WRITTEN REQUEST: Wherever the string "this" appears, copy the whole line.

-- RECORDED DATA start --

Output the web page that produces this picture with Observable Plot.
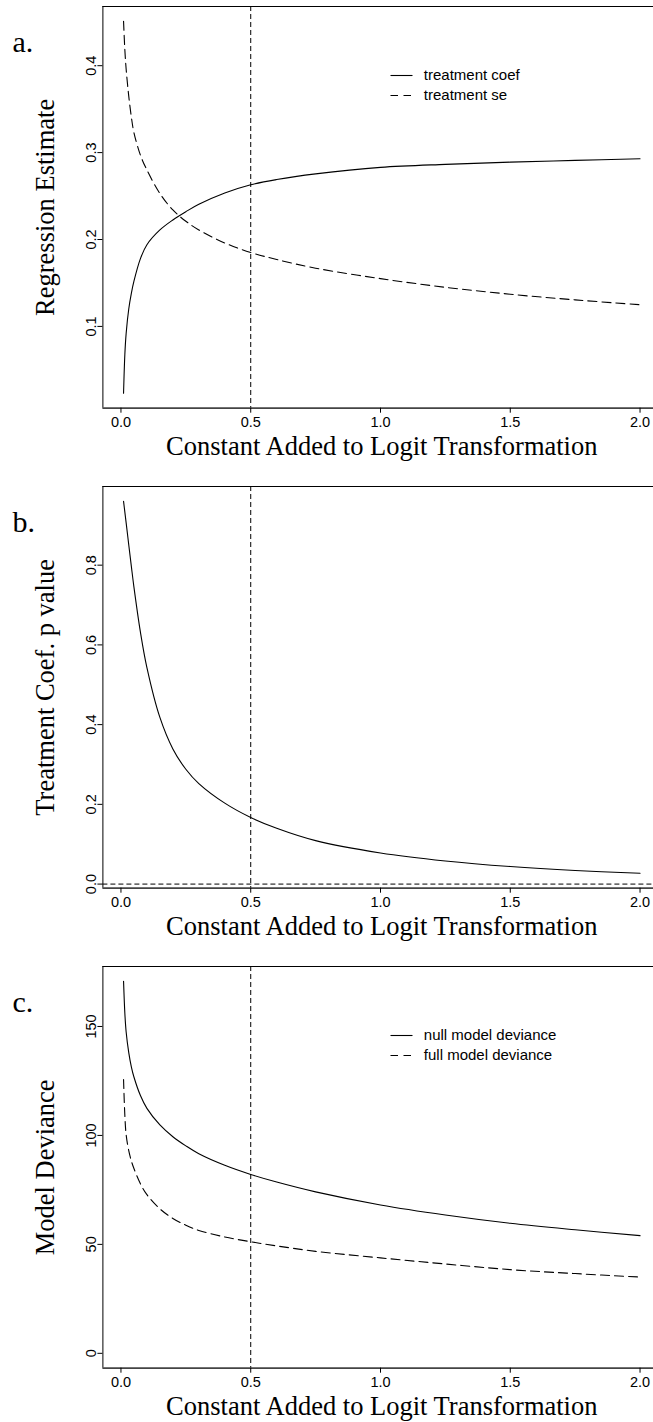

-- RECORDED DATA end --
-- RECORDED DATA start --

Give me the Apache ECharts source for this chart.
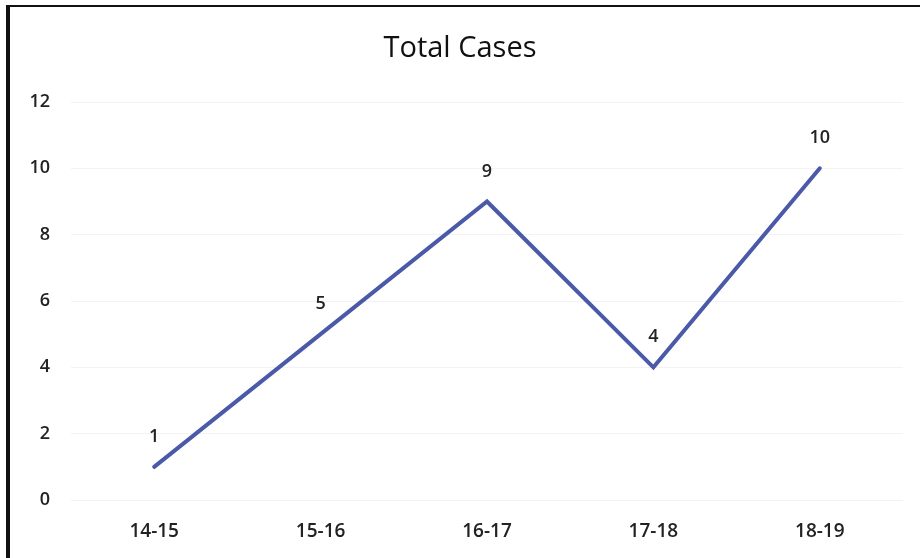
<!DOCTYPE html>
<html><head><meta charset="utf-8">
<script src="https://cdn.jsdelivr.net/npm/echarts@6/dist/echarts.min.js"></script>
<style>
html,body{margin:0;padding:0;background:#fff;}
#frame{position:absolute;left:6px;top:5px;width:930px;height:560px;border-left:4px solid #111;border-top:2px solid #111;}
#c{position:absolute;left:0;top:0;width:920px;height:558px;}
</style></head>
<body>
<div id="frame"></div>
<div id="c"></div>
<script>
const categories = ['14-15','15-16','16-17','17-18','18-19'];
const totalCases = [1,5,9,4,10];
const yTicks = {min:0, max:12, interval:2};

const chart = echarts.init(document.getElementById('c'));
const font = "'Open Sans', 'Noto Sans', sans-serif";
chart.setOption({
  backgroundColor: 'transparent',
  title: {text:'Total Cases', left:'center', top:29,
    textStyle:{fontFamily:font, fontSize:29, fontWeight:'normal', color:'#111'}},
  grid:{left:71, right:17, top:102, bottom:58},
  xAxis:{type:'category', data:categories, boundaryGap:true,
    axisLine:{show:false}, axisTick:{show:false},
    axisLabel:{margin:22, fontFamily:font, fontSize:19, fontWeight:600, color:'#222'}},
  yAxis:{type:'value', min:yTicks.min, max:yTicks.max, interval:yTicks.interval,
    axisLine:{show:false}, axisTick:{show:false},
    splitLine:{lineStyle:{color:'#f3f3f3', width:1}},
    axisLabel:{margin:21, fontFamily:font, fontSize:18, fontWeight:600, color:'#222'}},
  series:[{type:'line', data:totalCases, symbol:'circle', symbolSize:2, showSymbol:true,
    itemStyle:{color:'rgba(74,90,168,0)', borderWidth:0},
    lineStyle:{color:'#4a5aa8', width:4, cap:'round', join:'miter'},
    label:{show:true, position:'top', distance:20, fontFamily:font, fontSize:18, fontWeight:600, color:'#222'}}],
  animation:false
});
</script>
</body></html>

-- RECORDED DATA end --
-- RECORDED DATA start --

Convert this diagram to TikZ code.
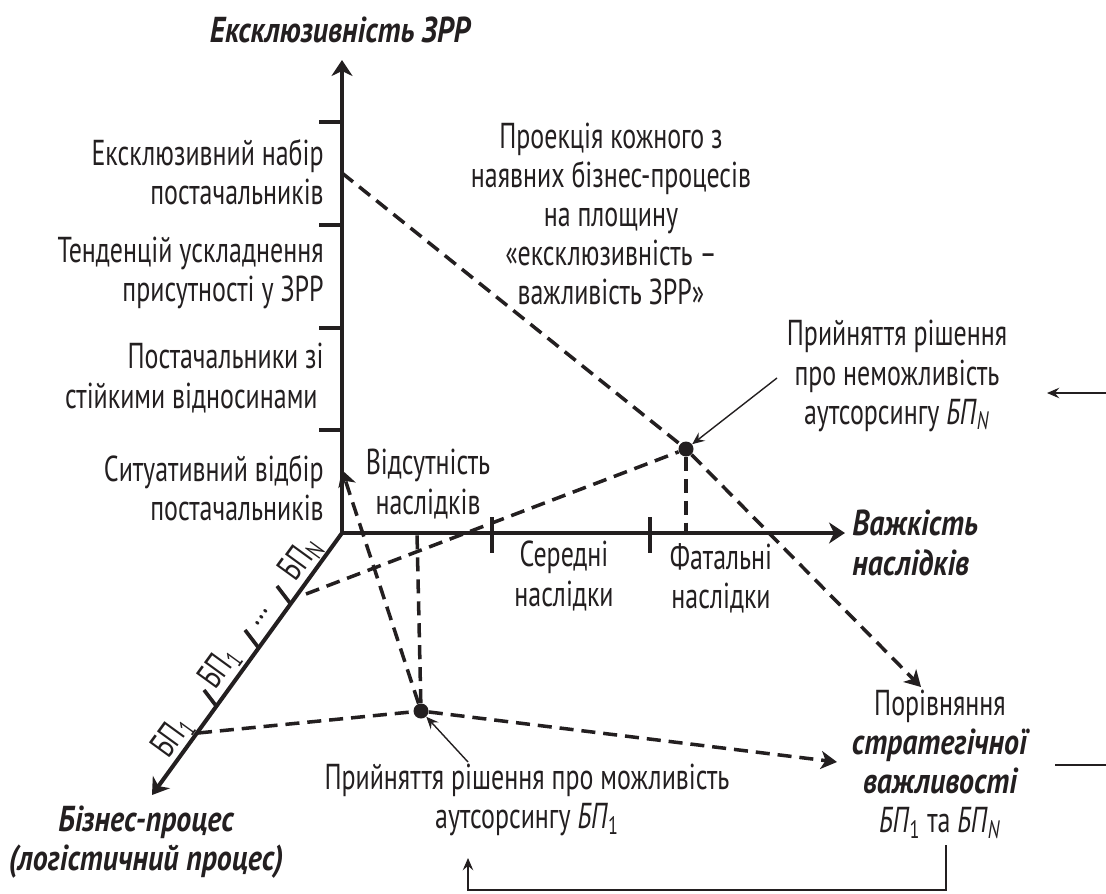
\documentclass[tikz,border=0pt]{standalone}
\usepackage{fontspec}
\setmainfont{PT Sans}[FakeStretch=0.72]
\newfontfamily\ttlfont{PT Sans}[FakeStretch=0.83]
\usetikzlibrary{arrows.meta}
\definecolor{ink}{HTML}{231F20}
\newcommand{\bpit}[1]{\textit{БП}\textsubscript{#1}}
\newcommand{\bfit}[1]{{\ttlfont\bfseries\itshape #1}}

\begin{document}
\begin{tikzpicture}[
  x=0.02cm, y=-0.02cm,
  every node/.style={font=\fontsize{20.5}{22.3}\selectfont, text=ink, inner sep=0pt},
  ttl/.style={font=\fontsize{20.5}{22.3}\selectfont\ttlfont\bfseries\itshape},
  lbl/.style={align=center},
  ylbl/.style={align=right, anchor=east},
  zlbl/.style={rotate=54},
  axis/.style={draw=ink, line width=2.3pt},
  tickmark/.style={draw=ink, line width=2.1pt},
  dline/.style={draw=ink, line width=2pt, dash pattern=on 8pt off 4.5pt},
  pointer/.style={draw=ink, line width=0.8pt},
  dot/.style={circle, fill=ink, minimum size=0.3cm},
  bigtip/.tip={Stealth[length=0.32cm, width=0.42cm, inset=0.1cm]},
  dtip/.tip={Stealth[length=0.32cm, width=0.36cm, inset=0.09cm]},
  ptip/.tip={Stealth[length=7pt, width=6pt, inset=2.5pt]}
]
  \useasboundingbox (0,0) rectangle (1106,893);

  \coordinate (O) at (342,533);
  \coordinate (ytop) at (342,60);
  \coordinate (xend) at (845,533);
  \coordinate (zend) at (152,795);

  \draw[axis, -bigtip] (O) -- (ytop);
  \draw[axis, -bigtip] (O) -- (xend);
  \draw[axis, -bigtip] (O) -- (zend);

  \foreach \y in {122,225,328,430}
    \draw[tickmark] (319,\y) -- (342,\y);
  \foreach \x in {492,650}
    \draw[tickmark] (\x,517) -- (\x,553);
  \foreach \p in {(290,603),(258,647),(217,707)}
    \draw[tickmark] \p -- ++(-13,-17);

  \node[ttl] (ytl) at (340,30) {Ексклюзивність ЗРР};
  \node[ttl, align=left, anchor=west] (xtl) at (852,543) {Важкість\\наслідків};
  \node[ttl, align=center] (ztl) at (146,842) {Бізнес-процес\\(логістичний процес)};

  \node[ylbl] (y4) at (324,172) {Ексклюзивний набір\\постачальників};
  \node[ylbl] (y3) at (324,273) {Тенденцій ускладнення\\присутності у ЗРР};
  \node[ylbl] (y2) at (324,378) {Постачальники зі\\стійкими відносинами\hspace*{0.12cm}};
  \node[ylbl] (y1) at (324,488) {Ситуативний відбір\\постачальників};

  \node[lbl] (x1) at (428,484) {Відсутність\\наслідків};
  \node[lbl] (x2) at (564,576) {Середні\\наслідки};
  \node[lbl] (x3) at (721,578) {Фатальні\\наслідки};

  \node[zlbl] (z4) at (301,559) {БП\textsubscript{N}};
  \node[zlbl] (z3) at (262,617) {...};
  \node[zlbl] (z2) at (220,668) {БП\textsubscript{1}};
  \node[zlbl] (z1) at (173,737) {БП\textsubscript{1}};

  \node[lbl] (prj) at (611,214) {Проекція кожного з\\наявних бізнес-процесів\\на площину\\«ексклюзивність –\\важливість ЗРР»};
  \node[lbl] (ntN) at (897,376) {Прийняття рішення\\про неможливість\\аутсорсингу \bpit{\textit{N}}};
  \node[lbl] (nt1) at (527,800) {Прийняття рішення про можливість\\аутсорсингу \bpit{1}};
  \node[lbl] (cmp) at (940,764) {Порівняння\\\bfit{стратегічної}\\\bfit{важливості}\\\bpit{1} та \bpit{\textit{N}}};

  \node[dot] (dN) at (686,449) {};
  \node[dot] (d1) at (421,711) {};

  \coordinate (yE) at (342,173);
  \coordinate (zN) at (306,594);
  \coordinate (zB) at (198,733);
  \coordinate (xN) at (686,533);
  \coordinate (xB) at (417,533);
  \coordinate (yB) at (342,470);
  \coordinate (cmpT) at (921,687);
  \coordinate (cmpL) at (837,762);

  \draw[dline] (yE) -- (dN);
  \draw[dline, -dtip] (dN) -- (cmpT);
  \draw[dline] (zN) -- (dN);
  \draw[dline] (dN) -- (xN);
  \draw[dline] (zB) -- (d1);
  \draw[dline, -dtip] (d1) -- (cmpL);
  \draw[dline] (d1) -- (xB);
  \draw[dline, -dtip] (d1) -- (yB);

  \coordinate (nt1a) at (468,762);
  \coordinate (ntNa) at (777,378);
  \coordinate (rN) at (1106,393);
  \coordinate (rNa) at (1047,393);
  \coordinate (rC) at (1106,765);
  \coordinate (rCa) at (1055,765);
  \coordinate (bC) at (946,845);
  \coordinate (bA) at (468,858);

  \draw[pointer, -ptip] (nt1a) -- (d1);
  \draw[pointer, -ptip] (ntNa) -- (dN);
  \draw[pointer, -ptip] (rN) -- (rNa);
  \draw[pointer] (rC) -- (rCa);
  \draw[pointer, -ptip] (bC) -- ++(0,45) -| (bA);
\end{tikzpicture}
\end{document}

-- RECORDED DATA end --

FULL RESPONSE:
Output the web page that produces this picture with Observable Plot.
Give me the Apache ECharts source for this chart.
Convert this diagram to TikZ code.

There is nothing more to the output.